You bet Steve; blend after it's hard, but pull the tape a well before that. For blending I use a small block maybe 1"X3/4"X3/8". Don't know what I can say about blending technique accept practice makes perfect, and a good place to get some experience would be some bodywork on an old fender. lol I could say this - sand very lightly, and just enough to remove the scratch marks from the previous grit of sandpaper. For standard seams along a fuse or wing I thin the epoxy out pretty good so there isn't alot to take down - this will help the blending. In terms of grit, I might start with 180 and then move to 220, 320, 400, 600. That's usually enough, but you may want to take it up to 1000 or 1200 if you're feeling crazy. I use a nylon masking tape and I don't have a mic here at the moment, but I held it up to a standard sheet of paper which if memory serves, is about .004" - it's a little less .0035" maybe. (good eyes eh? calibrated them this morning!) Don't know about the fairing compound because I've never had the pleasure. I use the finishing resin thinned to about the consistency of milk, but here's the crazy part - I also add microballoons. Sounds funny I know to thin it with methyl hydrate and also use microballoons, but the balloons will gravitate toward the tape as it sets and it will still be very thin towards the centre of the panel. For butt seams I will finish the edge on one panel, and then apply the tape over it and brush on the epoxy mixture onto the adjacent panel so that they end up level.
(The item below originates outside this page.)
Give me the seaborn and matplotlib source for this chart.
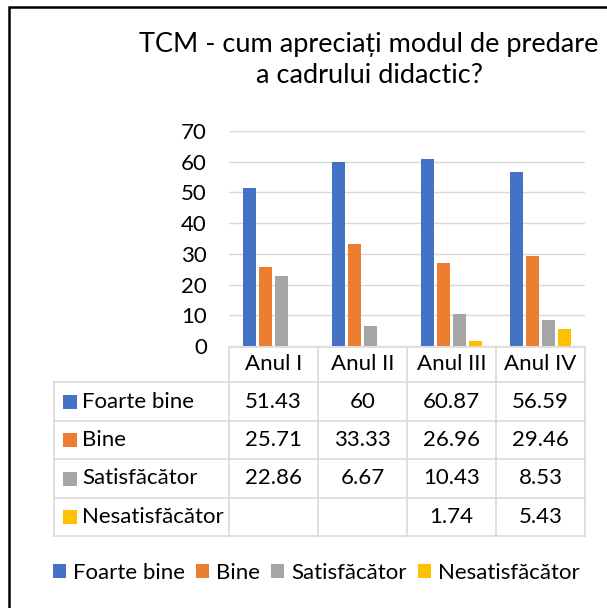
import numpy as np
import pandas as pd
import matplotlib.pyplot as plt
import seaborn as sns
from matplotlib.patches import Patch, Rectangle

# data
years = ["Anul I", "Anul II", "Anul III", "Anul IV"]
series = ["Foarte bine", "Bine", "Satisfăcător", "Nesatisfăcător"]
foarte_bine = [51.43, 60, 60.87, 56.59]
bine = [25.71, 33.33, 26.96, 29.46]
satisfacator = [22.86, 6.67, 10.43, 8.53]
nesatisfacator = [np.nan, np.nan, 1.74, 5.43]
colors = ["#4472C4", "#ED7D31", "#A5A5A5", "#FFC000"]
title = "TCM - cum apreciați modul de predare\na cadrului didactic?"

values = [foarte_bine, bine, satisfacator, nesatisfacator]
rows = []
for s, vals in zip(series, values):
    for y, v in zip(years, vals):
        rows.append({"an": y, "serie": s, "procent": v})
df = pd.DataFrame(rows)

sns.set_theme(style="white")
plt.rcParams["font.family"] = ["Lato", "DejaVu Sans"]
plt.rcParams["text.color"] = "black"

W, H = 607, 608
fig = plt.figure(figsize=(W / 100, H / 100), dpi=100)
fig.patch.set_facecolor("white")

# plot area (pixel layout)
x0, x1 = 229, 585
ytop, ybot = 131, 346
ax = fig.add_axes([x0 / W, (H - ybot) / H, (x1 - x0) / W, (ybot - ytop) / H])
sns.barplot(data=df, x="an", y="procent", hue="serie", order=years,
            hue_order=series, palette=colors, saturation=1, width=0.72,
            gap=0.19, errorbar=None, legend=False, linewidth=0, ax=ax)
ax.set_xlim(-0.5, len(years) - 0.5)
ax.set_ylim(0, 70)
ax.set_yticks(range(0, 71, 10))
ax.yaxis.grid(True, color="#d9d9d9", linewidth=1)
ax.set_axisbelow(True)
ax.tick_params(axis="x", length=0, labelbottom=False)
ax.tick_params(axis="y", length=0, pad=16, labelsize=16, labelcolor="black")
ax.set_xlabel("")
ax.set_ylabel("")
for sp in ax.spines.values():
    sp.set_visible(False)

# overlay in pixel coordinates for the data table, title and border
tab = fig.add_axes([0, 0, 1, 1])
tab.set_xlim(0, W)
tab.set_ylim(H, 0)
tab.axis("off")
tab.patch.set_alpha(0)

fs = 16
grid_c = "#d9d9d9"
col_edges = np.linspace(x0, x1, len(years) + 1)
row_edges = [347, 382, 421, 459, 498, 536]
lab_left = 54

tab.plot([x0, x1], [row_edges[0]] * 2, color=grid_c, lw=1.2)
for yy in row_edges[1:]:
    tab.plot([lab_left, x1], [yy, yy], color=grid_c, lw=1.2)
tab.plot([lab_left, lab_left], [row_edges[1], row_edges[-1]], color=grid_c, lw=1.2)
for xx in col_edges:
    tab.plot([xx, xx], [row_edges[0], row_edges[-1]], color=grid_c, lw=1.2)

centers = (col_edges[:-1] + col_edges[1:]) / 2
hy = (row_edges[0] + row_edges[1]) / 2
for cx, yname in zip(centers, years):
    tab.text(cx, hy, yname, ha="center", va="center", fontsize=fs)

for i, (s, vals, c) in enumerate(zip(series, values, colors)):
    ry = (row_edges[i + 1] + row_edges[i + 2]) / 2
    tab.add_patch(Rectangle((63, ry - 7), 14, 14, color=c, lw=0))
    tab.text(82, ry, s, ha="left", va="center", fontsize=fs)
    for cx, v in zip(centers, vals):
        if not np.isnan(v):
            tab.text(cx, ry, f"{v:g}", ha="center", va="center", fontsize=fs)

tab.text(369, 60, title, ha="center", va="center", fontsize=19.5, linespacing=1.32)

# chart border (left and top edges visible)
tab.plot([8.5, 8.5, W], [H, 6.5, 6.5], color="black", lw=1.8, solid_joinstyle="miter")

handles = [Patch(facecolor=c, edgecolor="none", label=s) for s, c in zip(series, colors)]
fig.legend(handles=handles, loc="center", bbox_to_anchor=(316 / W, 1 - 573 / H),
           ncol=4, frameon=False, fontsize=fs, handlelength=0.6, handleheight=0.6,
           handletextpad=0.3, columnspacing=0.5, borderaxespad=0)

fig.savefig("out.png", dpi=100)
You will still see the seam, it's just that both panels come up to meet each other.
PVA - yes I know - the whole thing puts me between a rock and a hard place because I hesitate to promote subjecting other peoples hard work to risk, and yet I've never had a problem. Fear can be paralyzing. Let me say this - even while building the mould in this thread I took a few risks and tried a few different approaches to several problems. The idea is that no matter what the outcome, I will know what works best as time moves forward, and I have enough confidence to know that if I did it once, I can do it twice - probably better the second time. The only problem I have now, is that there are a couple of things that I would like to go back and improve where the new method I tried worked better than the original method that I knew yeilded acceptable results.
Here's what I know
- I don't try to mould a plug that has questionable surface finish
- 100% carnauba paste wax is the only wax that I have ever used (I did alot of research to end up there)
- I wax in small circles at eye level and I am absolutely anal about getting every microscopic nook and cranny
- I lay down no fewer than 5 or 6 coats of wax buffing like I apply
- I spend the money for a good high temp abrasion resitant tooling epoxy

I guess that all that fear I had the first time I ran out of PVA turned into a healthy respect for preparation, and that's about all I can say on that; the rest is up to you. No I'll say one more thing - if I was running a business and trying to get things done quickly I would be using PVA.

IMHO The other thing to remember is that even if you have to scrape part of your plug off of the mould tool with an old popsicle stick, the tool underneath will be good and you can make parts; parts with all of the detail of the original.

Good luck with panel lines. I'm looking forward to seeing the results.